— Problem —
Look through the records that follow. Copy every line containing the word "this".

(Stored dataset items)
□ □ □
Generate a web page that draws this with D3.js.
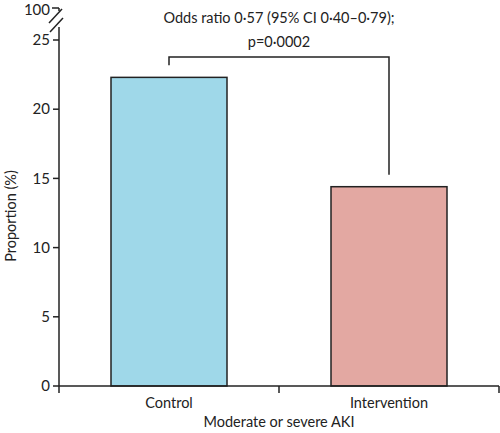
<!DOCTYPE html>
<html>
<head>
<meta charset="utf-8">
<title>Moderate or severe AKI</title>
<script src="https://d3js.org/d3.v7.min.js"></script>
<style>
  body { margin: 0; background: #fff; }
  text { font-family: Lato, sans-serif; fill: #222; }
  .ax { stroke: #222; stroke-width: 1.5px; fill: none; }
</style>
</head>
<body>
<svg id="chart" width="500" height="433"></svg>
<script>
// data
var categories = ["Control", "Intervention"];
var proportions = [22.3, 14.4];
var barColors = ["#9fd8e9", "#e3a8a2"];
var yTicks = [0, 5, 10, 15, 20, 25];
var topTickLabel = "100";
var annotation = ["Odds ratio 0\u00b757 (95% CI 0\u00b740\u20130\u00b779);", "p=0\u00b70002"];

var svg = d3.select("#chart");
var x0 = 59, x1 = 499, yBase = 386, fs = 14.5;

var x = d3.scaleBand().domain(categories).range([x0, x1]).paddingInner(0).paddingOuter(0);
var y = d3.scaleLinear().domain([0, 25]).range([yBase, 40]);
var barW = 116;

// bars
svg.selectAll("rect.bar").data(categories).enter().append("rect")
  .attr("class", "bar")
  .attr("x", function(d) { return x(d) + x.bandwidth() / 2 - barW / 2; })
  .attr("y", function(d, i) { return y(proportions[i]); })
  .attr("width", barW)
  .attr("height", function(d, i) { return yBase - y(proportions[i]); })
  .attr("fill", function(d, i) { return barColors[i]; })
  .attr("stroke", "#222").attr("stroke-width", 1.5);

// y axis (lower part)
svg.append("line").attr("class", "ax").attr("x1", x0).attr("x2", x0).attr("y1", yBase).attr("y2", 27);
svg.selectAll("line.yt").data(yTicks).enter().append("line")
  .attr("class", "ax").attr("x1", x0 - 6).attr("x2", x0)
  .attr("y1", function(d) { return y(d); }).attr("y2", function(d) { return y(d); });
svg.selectAll("text.yl").data(yTicks).enter().append("text")
  .attr("x", x0 - 9).attr("y", function(d) { return y(d); })
  .attr("dy", "0.35em").attr("text-anchor", "end").attr("font-size", 15)
  .text(function(d) { return d; });

// broken top with 100 tick
var yTop = 8;
svg.append("line").attr("class", "ax").attr("x1", x0 - 7).attr("x2", x0).attr("y1", yTop).attr("y2", yTop);
svg.append("line").attr("class", "ax").attr("x1", x0).attr("x2", x0).attr("y1", yTop).attr("y2", 11);
svg.append("line").attr("class", "ax").attr("x1", 49).attr("x2", 62).attr("y1", 23).attr("y2", 9);
svg.append("line").attr("class", "ax").attr("x1", 50).attr("x2", 63).attr("y1", 32).attr("y2", 18);
svg.append("text").attr("x", x0 - 9).attr("y", 15)
  .attr("text-anchor", "end").attr("font-size", 15).text(topTickLabel);

// x axis
svg.append("line").attr("class", "ax").attr("x1", x0).attr("x2", x1).attr("y1", yBase).attr("y2", yBase);
var xTicks = [x0].concat(categories.map(function(d) { return x(d) + x.bandwidth(); }));
svg.selectAll("line.xt").data(xTicks).enter().append("line")
  .attr("class", "ax").attr("x1", function(d) { return d; }).attr("x2", function(d) { return d; })
  .attr("y1", yBase).attr("y2", yBase + 7);
svg.selectAll("text.xl").data(categories).enter().append("text")
  .attr("x", function(d) { return x(d) + x.bandwidth() / 2; }).attr("y", 408)
  .attr("text-anchor", "middle").attr("font-size", fs).text(function(d) { return d; });

// axis titles
svg.append("text").attr("x", (x0 + x1) / 2).attr("y", 427)
  .attr("text-anchor", "middle").attr("font-size", fs).text("Moderate or severe AKI");
svg.append("text").attr("transform", "translate(16,216) rotate(-90)")
  .attr("text-anchor", "middle").attr("font-size", fs).text("Proportion (%)");

// significance bracket
var cx = categories.map(function(d) { return x(d) + x.bandwidth() / 2; });
var bY = 57;
svg.append("path").attr("class", "ax")
  .attr("d", "M" + cx[0] + "," + (y(proportions[0]) - 12) + "V" + bY + "H" + cx[1] + "V" + (y(proportions[1]) - 12));
svg.selectAll("text.ann").data(annotation).enter().append("text")
  .attr("x", (cx[0] + cx[1]) / 2).attr("y", function(d, i) { return 23 + i * 24; })
  .attr("text-anchor", "middle").attr("font-size", fs).text(function(d) { return d; });
</script>
</body>
</html>
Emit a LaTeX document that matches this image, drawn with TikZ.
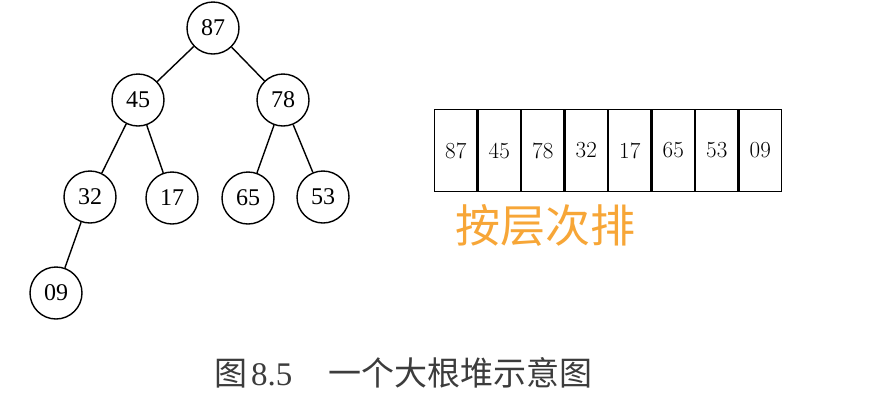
\documentclass[tikz,border=0pt]{standalone}
\usepackage{fontspec}
\newfontfamily\cjk{Noto Sans CJK SC}
\newfontfamily\treefont{Liberation Serif}
\begin{document}
\begin{tikzpicture}[x=1pt,y=-1pt,
  tnode/.style={circle,draw,line width=1.4pt,minimum size=52pt,inner sep=0pt,font=\treefont\fontsize{24}{24}\selectfont},
  edge/.style={line width=1.4pt},
  cell/.style={draw,line width=1.4pt,minimum width=42.1pt,minimum height=81.6pt,inner sep=0pt,anchor=west,font=\fontsize{23}{23}\selectfont}]
\useasboundingbox (0,0) rectangle (889,408);
\fill[white] (0,0) rectangle (889,408);
\node[tnode] (n87) at (213,28) {87};
\node[tnode] (n45) at (138,100) {45};
\node[tnode] (n78) at (283,100) {78};
\node[tnode] (n32) at (90,197) {32};
\node[tnode] (n17) at (172,198) {17};
\node[tnode] (n65) at (248,198) {65};
\node[tnode] (n53) at (323,197) {53};
\node[tnode] (n09) at (56,293) {09};
\draw[edge] (n87) -- (n45);
\draw[edge] (n87) -- (n78);
\draw[edge] (n45) -- (n32);
\draw[edge] (n45) -- (n17);
\draw[edge] (n78) -- (n65);
\draw[edge] (n78) -- (n53);
\draw[edge] (n32) -- (n09);
\node[cell] (c1) at (434,150.5) {87};
\node[cell] (c2) at (c1.east) {45};
\node[cell] (c3) at (c2.east) {78};
\node[cell] (c4) at (c3.east) {32};
\node[cell] (c5) at (c4.east) {17};
\node[cell] (c6) at (c5.east) {65};
\node[cell] (c7) at (c6.east) {53};
\node[cell] (c8) at (c7.east) {09};
\node[anchor=west,inner sep=0pt,text={rgb,255:red,247;green,166;blue,55},font=\cjk\fontsize{45}{45}\selectfont] (lbl) at (455,225) {按层次排};
\node[anchor=west,inner sep=0pt,text={rgb,255:red,60;green,60;blue,60},font=\fontsize{33}{33}\selectfont] (cap) at (214,373) {{\cjk 图}\hspace{4pt}{\treefont 8.5}\hspace{36pt}{\cjk 一个大根堆示意图}};
\end{tikzpicture}
\end{document}
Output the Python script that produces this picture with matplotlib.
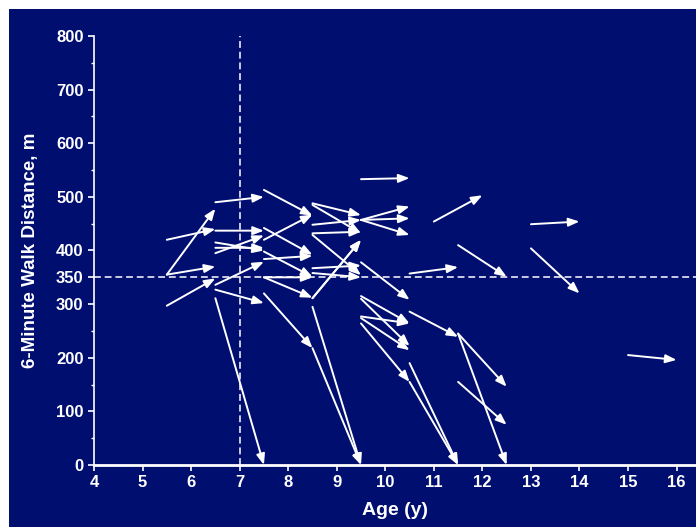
□ □ □
— Final result —
Generate a web page that draws this with D3.js.
Emit a LaTeX document that matches this image, drawn with TikZ.
Output the Python script that produces this picture with matplotlib.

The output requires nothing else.